When I consider the direction or attitude of Jesus’ prayers in the gospels, I notice an order in the very first occasion where Jesus is seen praying at His baptism. In praying like Jesus there is an order that is stunning in it’s simplicity:
Now when all the people were baptized, Jesus was also baptized, and while He was praying, heaven was opened, and the Holy Spirit descended upon Him in bodily form like a dove, and a voice came out of heaven, “You are My beloved Son, in You I am well-pleased.” (Lk 3:21-22)
Here is the order I observed: Setting apart, submission, opening heaven, and the voice of God that speaks of our security in the love of God. This article will deal with Setting apart.
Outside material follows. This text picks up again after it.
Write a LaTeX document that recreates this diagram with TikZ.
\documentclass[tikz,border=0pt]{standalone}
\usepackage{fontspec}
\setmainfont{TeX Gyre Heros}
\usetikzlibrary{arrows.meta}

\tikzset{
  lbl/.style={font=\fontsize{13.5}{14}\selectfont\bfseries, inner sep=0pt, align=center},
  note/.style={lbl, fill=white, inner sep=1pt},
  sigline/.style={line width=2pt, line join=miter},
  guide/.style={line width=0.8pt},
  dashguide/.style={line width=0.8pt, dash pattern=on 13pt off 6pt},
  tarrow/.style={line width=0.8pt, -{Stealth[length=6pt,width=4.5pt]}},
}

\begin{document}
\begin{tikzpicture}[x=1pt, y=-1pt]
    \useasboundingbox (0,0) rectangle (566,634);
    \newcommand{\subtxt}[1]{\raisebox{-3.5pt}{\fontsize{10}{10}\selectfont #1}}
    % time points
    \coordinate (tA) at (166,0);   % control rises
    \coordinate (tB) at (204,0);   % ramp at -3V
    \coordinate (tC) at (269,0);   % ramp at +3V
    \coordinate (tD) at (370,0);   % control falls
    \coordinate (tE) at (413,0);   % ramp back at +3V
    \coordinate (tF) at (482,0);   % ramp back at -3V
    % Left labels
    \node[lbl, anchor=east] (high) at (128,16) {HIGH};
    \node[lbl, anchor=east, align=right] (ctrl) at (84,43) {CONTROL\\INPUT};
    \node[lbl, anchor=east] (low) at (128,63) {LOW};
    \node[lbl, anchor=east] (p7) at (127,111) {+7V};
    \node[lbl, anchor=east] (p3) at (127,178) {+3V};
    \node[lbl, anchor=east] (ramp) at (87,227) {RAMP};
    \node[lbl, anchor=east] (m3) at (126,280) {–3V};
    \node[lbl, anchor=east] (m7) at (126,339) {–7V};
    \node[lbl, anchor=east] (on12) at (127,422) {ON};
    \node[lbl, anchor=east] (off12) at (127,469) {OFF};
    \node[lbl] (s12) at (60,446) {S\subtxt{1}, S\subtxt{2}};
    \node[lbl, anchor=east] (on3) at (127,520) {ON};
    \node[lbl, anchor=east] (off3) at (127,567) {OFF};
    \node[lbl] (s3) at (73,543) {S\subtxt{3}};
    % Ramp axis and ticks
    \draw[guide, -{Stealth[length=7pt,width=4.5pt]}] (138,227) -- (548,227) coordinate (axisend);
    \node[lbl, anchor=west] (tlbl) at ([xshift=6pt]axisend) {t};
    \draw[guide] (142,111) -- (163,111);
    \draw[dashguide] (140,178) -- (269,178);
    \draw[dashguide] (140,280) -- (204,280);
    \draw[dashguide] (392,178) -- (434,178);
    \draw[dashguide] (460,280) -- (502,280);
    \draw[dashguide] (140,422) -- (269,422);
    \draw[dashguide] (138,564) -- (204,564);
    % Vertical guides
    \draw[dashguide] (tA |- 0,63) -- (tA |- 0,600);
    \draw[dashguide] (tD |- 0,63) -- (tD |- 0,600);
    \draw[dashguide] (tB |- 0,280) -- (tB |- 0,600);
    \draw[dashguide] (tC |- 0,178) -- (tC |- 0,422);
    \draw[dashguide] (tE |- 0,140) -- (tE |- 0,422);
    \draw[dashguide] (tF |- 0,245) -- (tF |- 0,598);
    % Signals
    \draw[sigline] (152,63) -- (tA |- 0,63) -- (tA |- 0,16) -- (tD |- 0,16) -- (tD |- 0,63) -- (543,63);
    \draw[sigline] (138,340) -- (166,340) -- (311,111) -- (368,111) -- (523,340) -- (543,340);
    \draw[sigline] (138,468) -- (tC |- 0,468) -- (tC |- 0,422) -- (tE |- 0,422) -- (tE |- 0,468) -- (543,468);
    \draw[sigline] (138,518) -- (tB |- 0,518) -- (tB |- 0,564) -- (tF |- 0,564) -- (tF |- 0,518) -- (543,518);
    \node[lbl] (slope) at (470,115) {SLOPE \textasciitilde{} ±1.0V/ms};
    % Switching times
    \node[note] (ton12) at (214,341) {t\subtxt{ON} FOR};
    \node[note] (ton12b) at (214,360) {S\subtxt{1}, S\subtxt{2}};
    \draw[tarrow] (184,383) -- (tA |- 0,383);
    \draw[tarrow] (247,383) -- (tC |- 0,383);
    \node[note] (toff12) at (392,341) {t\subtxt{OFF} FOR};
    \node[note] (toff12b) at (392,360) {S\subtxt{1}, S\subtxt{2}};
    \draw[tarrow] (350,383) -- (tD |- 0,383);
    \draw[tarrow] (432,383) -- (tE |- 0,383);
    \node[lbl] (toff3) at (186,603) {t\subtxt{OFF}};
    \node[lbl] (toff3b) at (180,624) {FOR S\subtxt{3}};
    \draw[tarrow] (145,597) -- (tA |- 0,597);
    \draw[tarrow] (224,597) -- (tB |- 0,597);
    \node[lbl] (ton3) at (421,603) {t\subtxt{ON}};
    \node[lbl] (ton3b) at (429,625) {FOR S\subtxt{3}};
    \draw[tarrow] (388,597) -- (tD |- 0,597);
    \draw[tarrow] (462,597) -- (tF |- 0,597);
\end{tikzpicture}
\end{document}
- Setting apart. The baptism of Jesus was an act of setting apart for the priesthood. John Lightfoot suggested that this was the initiation of Christ’s priestly role. The Gospel of Luke reports that Jesus was about thirty years old when He began His ministry (Lk 3:23), which is the minimum age required to become a priest. (Num 4:3). The Scriptures required three elements for setting apart of priests in God’s presence: sacrifice, washing with water, and anointing oil. In this case, the waters of the Jordan were for the symbolic cleansing and Jesus was the sacrifice supplied for his own priestly consecration. The presence of the Holy Spirit who would soon declare the belovedness of the Son was the anointing with the oil. Also, in his baptism, Jesus was also identifying with sinful people who would be coming into the gospel.
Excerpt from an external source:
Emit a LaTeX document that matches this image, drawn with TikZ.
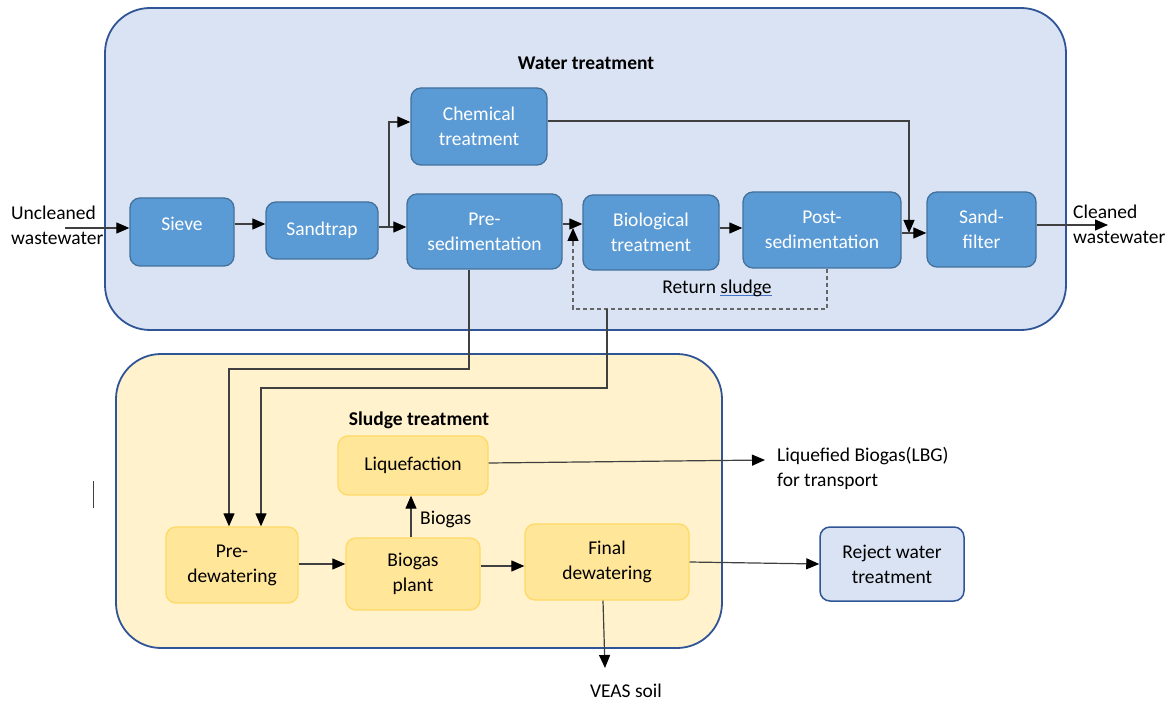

The first move toward praying like Jesus is our understanding that prayer is an act of our priesthood in Christ. The apostle Peter speaks of our priesthood. “You also, as living stones, are being built up as a spiritual house for a holy priesthood, to offer up spiritual sacrifices acceptable to God through Jesus Christ …But you are a chosen race, a royal priesthood, a holy nation, a people for his own possession, that you may proclaim the excellencies of him who called you out of darkness into his marvelous light.” (1 Pet 2:5,9) The role of the priest is to represent man to God and God to man. Priests go into the presence of God to do His business, not their own. Given the examples of prayer mentioned in the previous blog article, there is little evidence that Jesus went into the presence of His Father with an agenda. He entered into the presence of His Father for the purpose of connection and binding Himself to the Father’s heart. (More about being bound to the heart of the Father in the next article.)
What does this speak to our own priestly ministry of prayer? We must enter into prayer as an act of our priestly ministry. We enter our priestly ministry of prayer as Jesus did requiring sacrifice, cleansing, and the anointing of the Spirit. Paul tells us to present ourselves as living sacrifices and that in doing so we will be transformed by the renewing of our minds. (See Rom 12:1-2) As we enter into our priestly ministry of prayer let’s put on the garments of the priest submitting ourselves to the cleansing from our own agenda, entering by the blood of the Lamb of God, and receiving the anointing of the Holy Spirit who teaches us how and what to pray. (See Rom 8:26-27) As we prepare to pray like Jesus, let us set ourselves apart as the priesthood of His presence.
See John Lightfoot, Commentary on the New Testament From the Talmud and Hebraica (Peabody, MA: Hendrickson, 1995), 79-80.